Poker Games — Seven Card Stud
Seven Card Stud is a well-known form of poker that’s always gaining in popularity. It’s played with up to eight players at the table.
A single deck of cards is used to play Seven Card Stud, where a deck refers to 52 cards, excluding jokers.
A fresh game begins with all players posting the “ante,” which is a predetermined amount placed in the pot before the cards are dealt. The amount of the ante is based on the size of the game, and does not follow any set rule. For example, the ante amount for a $1/$2 table is $0.25, while the ante amount for a $3/$6 table is $0.50. The exact amount should be made clear at the online casino you’re playing at.
In Seven Card Stud poker, players receive seven cards: three “down” cards and four “up” cards.
After the antes have been placed, the first round gets under way with each player being dealt three cards—two down cards and one up card. The up card is also known as the “door card” or “third street.” The lowest up card initiates the action with what’s called a “bring-in” bet. If two or more players have the same lowest card, the person who “brings it in” is determined by suit order in the following progression: clubs, diamonds, hearts and spades.
Each player is allowed one bet and three raises in each betting round. To continue play, players must take action from what’s given to them in each betting round, unless they are “all in.” (More on “all in” later.)

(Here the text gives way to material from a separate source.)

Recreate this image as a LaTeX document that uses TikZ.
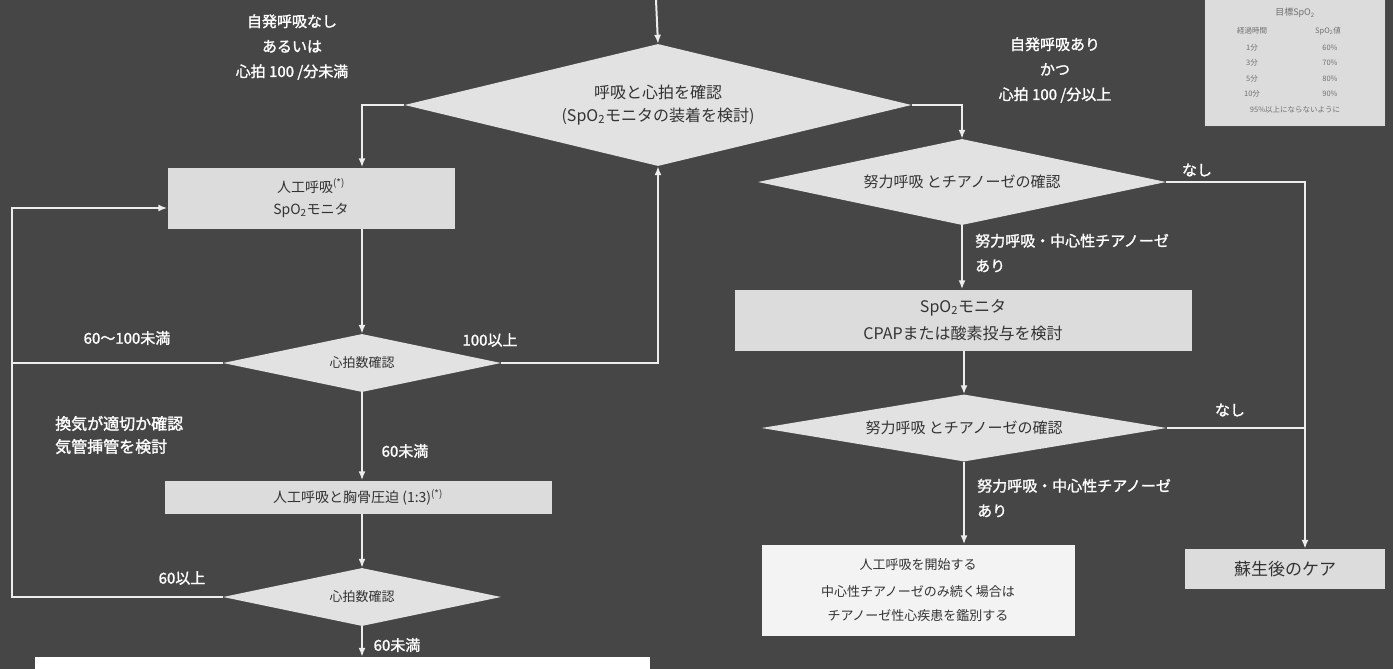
\documentclass[tikz,border=0pt]{standalone}
\usepackage{fontspec}
\setmainfont{Noto Sans CJK JP}
\newfontfamily\jpb[FakeBold=1.5]{Noto Sans CJK JP}
\usetikzlibrary{shapes.geometric,arrows.meta,calc}
\definecolor{bg}{HTML}{464646}
\definecolor{boxc}{HTML}{DCDCDC}
\definecolor{dia}{HTML}{E2E2E2}
\definecolor{wbox}{HTML}{F3F3F3}
\definecolor{txt}{HTML}{333333}
\definecolor{lin}{HTML}{EDEDED}
\definecolor{tbt}{HTML}{707070}
\begin{document}
\begin{tikzpicture}[x=1pt,y=-1pt,
 dec/.style={diamond, fill=dia, inner sep=0pt, text=txt, align=center},
 pbox/.style={rectangle, fill=boxc, inner sep=0pt, text=txt, align=center},
 lbl/.style={text=white, font=\jpb\fontsize{15}{25}\selectfont, align=center, inner sep=0pt},
 tbl/.style={text=tbt, font=\fontsize{7.5}{9}\selectfont, inner sep=0pt},
 con/.style={draw=lin, line width=2pt},
 arr/.style={con, -{Latex[length=9pt,width=7pt]}},
]
\useasboundingbox (0,0) rectangle (1393,669);
\fill[bg] (0,0) rectangle (1393,669);

% decisions
\node[dec, shape aspect=4.16, minimum width=507pt, minimum height=122pt, font=\fontsize{16}{23}\selectfont] (D1) at (658,105) {呼吸と心拍を確認\\(SpO\textsubscript{2}モニタの装着を検討)};
\node[dec, shape aspect=4.8, minimum width=278pt, minimum height=58pt, font=\fontsize{13}{16}\selectfont] (D3) at (362,363) {心拍数確認};
\node[dec, shape aspect=4.8, minimum width=278pt, minimum height=58pt, font=\fontsize{13}{16}\selectfont] (D4) at (362,597) {心拍数確認};
\node[dec, shape aspect=4.74, minimum width=408pt, minimum height=86pt, font=\fontsize{15}{18}\selectfont] (D2) at (962,182) {努力呼吸 とチアノーゼの確認};
\node[dec, shape aspect=6.0, minimum width=405pt, minimum height=67pt, font=\fontsize{15}{18}\selectfont] (D5) at (964,428) {努力呼吸 とチアノーゼの確認};

% boxes
\node[pbox, minimum width=287pt, minimum height=61pt, font=\fontsize{14}{22}\selectfont] (B1) at (311,198) {人工呼吸\textsuperscript{(*)}\\SpO\textsubscript{2}モニタ};
\node[pbox, minimum width=387pt, minimum height=33pt, font=\fontsize{14}{17}\selectfont] (B2) at (358,497) {人工呼吸と胸骨圧迫 (1:3)\textsuperscript{(*)}};
\node[pbox, minimum width=457pt, minimum height=61pt, font=\fontsize{16}{27}\selectfont] (B3) at (963,320) {SpO\textsubscript{2}モニタ\\CPAPまたは酸素投与を検討};
\node[pbox, fill=wbox, minimum width=313pt, minimum height=91pt, font=\fontsize{13}{24}\selectfont] (B4) at (918,590) {人工呼吸を開始する\\[3pt]中心性チアノーゼのみ続く場合は\\チアノーゼ性心疾患を鑑別する};
\node[pbox, minimum width=200pt, minimum height=40pt, font=\fontsize{17}{20}\selectfont] (B5) at (1285,569) {蘇生後のケア};
\node[pbox, fill=white, minimum width=615pt, minimum height=32pt] (B6) at (342,673) {};

% SpO2 table
\node[pbox, fill=boxc, draw=black!70, line width=1pt, minimum width=181pt, minimum height=132pt] (TB) at (1295,60) {};
\node[tbl, font=\fontsize{9}{11}\selectfont] (t0) at (1295,13) {目標SpO\textsubscript{2}};
\node[tbl] (t1a) at (1252,31) {経過時間};
\node[tbl] (t1b) at (1328,31) {SpO\textsubscript{2}値};
\node[tbl] (t2a) at (1252,48) {1分};
\node[tbl] (t2b) at (1330,48) {60\%};
\node[tbl] (t3a) at (1252,63) {3分};
\node[tbl] (t3b) at (1330,63) {70\%};
\node[tbl] (t4a) at (1252,79) {5分};
\node[tbl] (t4b) at (1330,79) {80\%};
\node[tbl] (t5a) at (1252,94) {10分};
\node[tbl] (t5b) at (1330,94) {90\%};
\node[tbl] (t6) at (1295,110) {95\%以上にならないように};

% labels
\node[lbl] (l1) at (292,47) {自発呼吸なし\\あるいは\\心拍 100 /分未満};
\node[lbl] (l2) at (1055,70) {自発呼吸あり\\かつ\\心拍 100 /分以上};
\node[lbl] (l3) at (127,338) {60～100未満};
\node[lbl] (l4) at (490,340) {100以上};
\node[lbl, align=left, anchor=west, font=\jpb\fontsize{16}{23}\selectfont] (l5) at (55,435) {換気が適切か確認\\気管挿管を検討};
\node[lbl] (l6) at (405,451) {60未満};
\node[lbl] (l7) at (182,578) {60以上};
\node[lbl] (l8) at (397,645) {60未満};
\node[lbl] (l9) at (1197,170) {なし};
\node[lbl] (l10) at (1230,410) {なし};
\node[lbl, align=left, anchor=west] (l11) at (975,253) {努力呼吸・中心性チアノーゼ\\あり};
\node[lbl, align=left, anchor=west] (l12) at (977,498) {努力呼吸・中心性チアノーゼ\\あり};

% connectors
\coordinate (top) at (656,0);
\coordinate (LL) at (12,208);
\coordinate (RR) at (1305,182);
\draw[arr] (top) -- (D1.north);
\draw[arr] (D1.west) -| (B1.north -| D3.north);
\draw[arr] (B1.south -| D3.north) -- (D3.north);
\draw[arr] (D3.east) -| (D1.south);
\draw[arr] (D3.south) -- (B2.north -| D3.south);
\draw[arr] (B2.south -| D4.north) -- (D4.north);
\draw[arr] (D4.south) -- (B6.north -| D4.south);
\draw[con] (D4.west) -| (LL);
\draw[arr] (D3.west) -| (LL) -- (B1.west |- LL);
\draw[arr] (D1.east) -| (D2.north);
\draw[arr] (D2.south) -- (B3.north -| D2.south);
\draw[arr] (B3.south -| D5.north) -- (D5.north);
\draw[arr] (D5.south) -- (B4.north -| D5.south);
\draw[arr] (D2.east) -- (RR) -- (RR |- B5.north);
\draw[con] (D5.east) -- (D5.east -| RR);
\end{tikzpicture}
\end{document}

After the first round, another card is dealt face-up to each player who’s still in the game; in other words, every player who didn’t fold on third street. The second round of betting, as you might expect, is called “fourth street.” From fourth street on, the highest hand showing begins the action by checking or betting. If a pair is showing on fourth street, players have the option to make a single or double bet. If a player makes a single/double bet, the other players may call, raise the single bet, raise the double bet, or fold. In the event of a double bet, only an equal amount may be raised.
After third street and fourth street have passed you by, it’s time for “fifth street”—if you’re still alive, of course. In this third round of betting, another card is dealt face-up to those who remain in the pot and, again, the highest hand showing starts the action by checking or betting.
One difference between the later rounds and the first two rounds is that the betting limits switch from the table’s lower number to its higher number. For example, if you’re playing at a $5/$10 table, you can bet $10 once you’ve reached the third round, whereas in the first two rounds you can bet only $5.
The fourth round continues in the same vein as the others: this round is called “sixth street” and the betting limits remain on the higher number.
The fifth and final round is a little bit different. The last card is dealt face down instead of face up, and this card is called the “river” (although many people call it “seventh street” too).
Some standard rules:
A maximum of four bets, including one bet and three raises, are allowed for each betting round per player. As mentioned above, players must take action on what’s given to them in every round of Seven Card Stud in order to remain in the game (unless they are “all in”).
The term “cap” is used to describe the final raise in a round, since betting is then capped and no one can make another raise. Once capped, players will have the option of calling or folding only. Folding can be done at any stage of the game. The action of folding means that the player is no longer considered part of the game, and does not have any rights over pots created on the table.
Apart from folding, a player also has the option of checking, which means that the player passes his or her turn without placing a bet. This option is not always available to the player, and depends on the actions taken by the previous player in the hand. The player HAS TO equal the amount of the bets placed by other players for each round in the hand.
Poker is typically played by “table stakes,” which means that only the chips in play at the beginning of each hand can be used throughout the hand. This means that players cannot get additional funds from the cashier while they are in the midst of a game. The table stakes rule has an application called the “all in” rule, which states that a player cannot be forced to forfeit a hand because he or she doesn’t have enough chips to call a bet.
Exceptions to betting values in each round:
A player who doesn’t have enough chips to call a bet is declared “all in.” The player is eligible for the portion of the pot up to the point of his final wager. All further action involving other players takes place in a “side pot,” which is unavailable to the player who has already gone all in.
When a player goes all in, the pot currently at the center of the table, which has contributions from that player as well as from the others, is treated as the main pot, and the player has rights over it. After the player goes all-in, however, new bets are placed in a side pot, over which only the contributing players have rights. The all-in player does not have rights over the side pot. The side pot is given to the next winning combination.
Upon completion of the final round of betting, the best hand wins the pot. Note, however, that the pot may also be won by someone who bets without being called at any time during the hand. Your hand is determined by using the best FIVE of seven cards. The following combinations may be used:
- Five cards from the seven dealt to you.
- One community card, or “board card,” and four of the cards dealt to you.
There is a set ranking of cards, which is used for deciding the winning combination. To view the various ranks that are possible, click here.
If two or more hands have the same ranking, the winner is the one who has the higher cards. For example, a flush with an ace high beats a flush with a king high. If the hands still remain tied, then the highest card not held in common (“the kicker”) determines the winner. The suit order of the cards is not taken into account while deciding on the winning cards. Should poker hands be absolutely identical in ranking, the rules of poker distribute the pot evenly between the two or more winning players. If there is an odd chip, the winning player to the left of the button/dealer receives it.